>Alas, Woj, your writing here has a lot in common with the
>"professionalism" you decry.
>
>To believe that nothing will change because of human
>nature....except temporarily due to catastrophes, is a comfortable
>enough creed given your situation in life.
It's always instructive to recall the opening pages of Keynes's Economic Consequences of the Peace, evoking the world of 1913 in the immediate aftermath of WW I:
"The inhabitant of London could order by telephone, sipping his morning tea in bed, the various products of the whole earth, in such quantitiy as he might see fit, and reasonably expect their early delivery upon his doorstep; he could at the same moment and by the same means adventure his wealth in the natural resources and new enterprises of any quarter of the world, and share, without exertion or even trouble, in their prospective fruits and advantages; or he could decide to couple the security of his fortunes with the good faith of the townspeople of any substantial municipality in any continent that fancy or information might recommend.

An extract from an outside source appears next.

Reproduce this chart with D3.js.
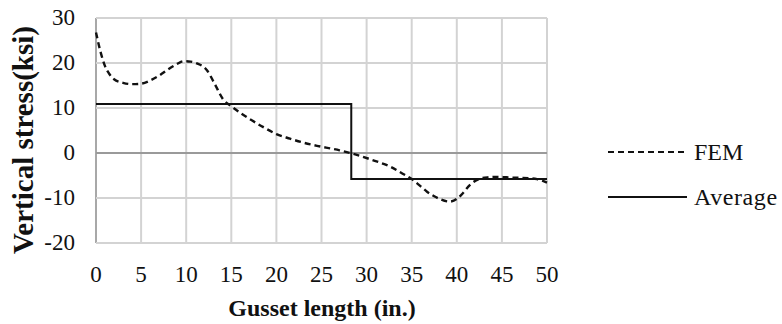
<!DOCTYPE html>
<html>
<head>
<meta charset="utf-8">
<script src="https://cdn.jsdelivr.net/npm/d3@7"></script>
<style>
  body { margin: 0; background: #fff; }
</style>
</head>
<body>
<svg id="svg1" width="782" height="324"></svg>
<script>
// FEM curve
var femX = [0, 0.5, 1, 1.5, 2, 3, 4, 5, 6, 7, 8, 9, 9.7, 10.5, 11.2, 12.3, 13.2, 14.1, 15, 16, 17, 18.5, 20, 21.5, 23, 24.5, 26, 27, 28.2, 29.5, 31, 32.6, 34, 35, 36, 36.7, 37.5, 38.2, 39.2, 40, 40.5, 41.5, 42.6, 43.5, 44.5, 45.5, 46.6, 48, 48.9, 50];
var femY = [26.8, 22.5, 19.3, 17.5, 16.4, 15.6, 15.3, 15.4, 16.1, 17.2, 18.6, 19.8, 20.4, 20.3, 19.9, 18.4, 15.2, 11.9, 10.4, 8.9, 7.6, 5.8, 4.2, 3.2, 2.3, 1.6, 1.0, 0.6, 0, -0.8, -1.8, -3.0, -4.6, -5.8, -7.4, -8.6, -9.6, -10.3, -10.8, -10.2, -9.3, -7.0, -5.7, -5.4, -5.3, -5.4, -5.5, -5.6, -5.8, -6.6];

// average line (step)
var avgX = [0, 28.3, 28.3, 50];
var avgY = [10.9, 10.9, -5.8, -5.8];

var xTicks = [0, 5, 10, 15, 20, 25, 30, 35, 40, 45, 50];
var yTicks = [-20, -10, 0, 10, 20, 30];

var legendNames = ["FEM", "Average"];

var serif = '"Liberation Serif", "Times New Roman", serif';
var ink = '#111';

var svg = d3.select('svg');

var x = d3.scaleLinear().domain([0, 50]).range([96, 547]);
var y = d3.scaleLinear().domain([-20, 30]).range([243, 18]);

// grid
var grid = svg.append('g');
grid.selectAll('line.v')
    .data(xTicks)
    .enter().append('line')
    .attr('x1', function(d) { return x(d); })
    .attr('x2', function(d) { return x(d); })
    .attr('y1', y(30)).attr('y2', y(-20))
    .attr('stroke', function(d) { return d === 0 ? '#a8a8a8' : '#d3d3d3'; })
    .attr('stroke-width', 2);
grid.selectAll('line.h')
    .data(yTicks)
    .enter().append('line')
    .attr('x1', x(0)).attr('x2', x(50))
    .attr('y1', function(d) { return y(d); })
    .attr('y2', function(d) { return y(d); })
    .attr('stroke', function(d) { return d === 0 ? '#9a9a9a' : '#d3d3d3'; })
    .attr('stroke-width', 2);

// tick labels
svg.append('g').selectAll('text')
    .data(xTicks)
    .enter().append('text')
    .attr('x', function(d) { return x(d); })
    .attr('y', 282)
    .attr('text-anchor', 'middle')
    .style('font-family', serif).style('fill', ink)
    .style('font-size', '23px')
    .text(function(d) { return d; });

svg.append('g').selectAll('text')
    .data(yTicks)
    .enter().append('text')
    .attr('x', 75)
    .attr('y', function(d) { return y(d) + 7; })
    .attr('text-anchor', 'end')
    .style('font-family', serif).style('fill', ink)
    .style('font-size', '23px')
    .text(function(d) { return d; });

// axis titles
svg.append('text')
    .attr('x', 322).attr('y', 316)
    .attr('text-anchor', 'middle')
    .style('font-family', serif).style('fill', ink)
    .style('font-size', '24px').style('font-weight', 'bold')
    .text('Gusset length (in.)');

svg.append('text')
    .attr('transform', 'translate(33,140) rotate(-90)')
    .attr('text-anchor', 'middle')
    .style('font-family', serif).style('fill', ink)
    .style('font-size', '29px').style('font-weight', 'bold')
    .text('Vertical stress(ksi)');

// lines
var femLine = d3.line()
    .x(function(d, i) { return x(femX[i]); })
    .y(function(d) { return y(d); })
    .curve(d3.curveMonotoneX);

svg.append('path')
    .attr('d', femLine(femY))
    .attr('fill', 'none')
    .attr('stroke', ink)
    .attr('stroke-width', 2.4)
    .attr('stroke-dasharray', '6,4');

var avgLine = d3.line()
    .x(function(d, i) { return x(avgX[i]); })
    .y(function(d) { return y(d); });

svg.append('path')
    .attr('d', avgLine(avgY))
    .attr('fill', 'none')
    .attr('stroke', ink)
    .attr('stroke-width', 2);

// legend
var legend = svg.append('g').selectAll('g')
    .data(legendNames)
    .enter().append('g')
    .attr('transform', function(d, i) { return 'translate(0,' + (152 + i * 45) + ')'; });

legend.append('line')
    .attr('x1', 608).attr('x2', 687)
    .attr('y1', 0).attr('y2', 0)
    .attr('stroke', ink)
    .attr('stroke-width', 2)
    .attr('stroke-dasharray', function(d, i) { return i === 0 ? '6,4' : null; });

legend.append('text')
    .attr('x', 694).attr('y', 8)
    .style('font-family', serif).style('fill', ink)
    .style('font-size', '24px')
    .style('letter-spacing', function(d, i) { return i === 1 ? '0.6px' : null; })
    .text(function(d) { return d; });
</script>
</body>
</html>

He could secure forthwith, if he wished it, cheap and comfortable means of transit to any country or climate without passport or other formality, could despatch his servant to the neighboring office of a bank for such supply of the precious metals as might seem convenient, and could then proceed abroad to foreign quarters, without knowledge of their religion, language, or customs, bearing coined wealth upon his person, and would consider himself greatly aggrieved and much surpised at the least interference. But, most important of all, he regarded this state of affairs as normal, certain, and permanent, except in the direction of improvement, and any deviation from it as aberrant, scandalous, and avoidable. The projects and politics of militarism and imperialism, of racial and cultural rivalries, of monopolies, restrictions, and exclusion, which were to play the serpent to this paradise, were litle more than the amusements of his daily newspaper, and appeared to exercise almost no influence at all on the ordinary course of social and economic life, the internationalization of which was nearly complete in practice."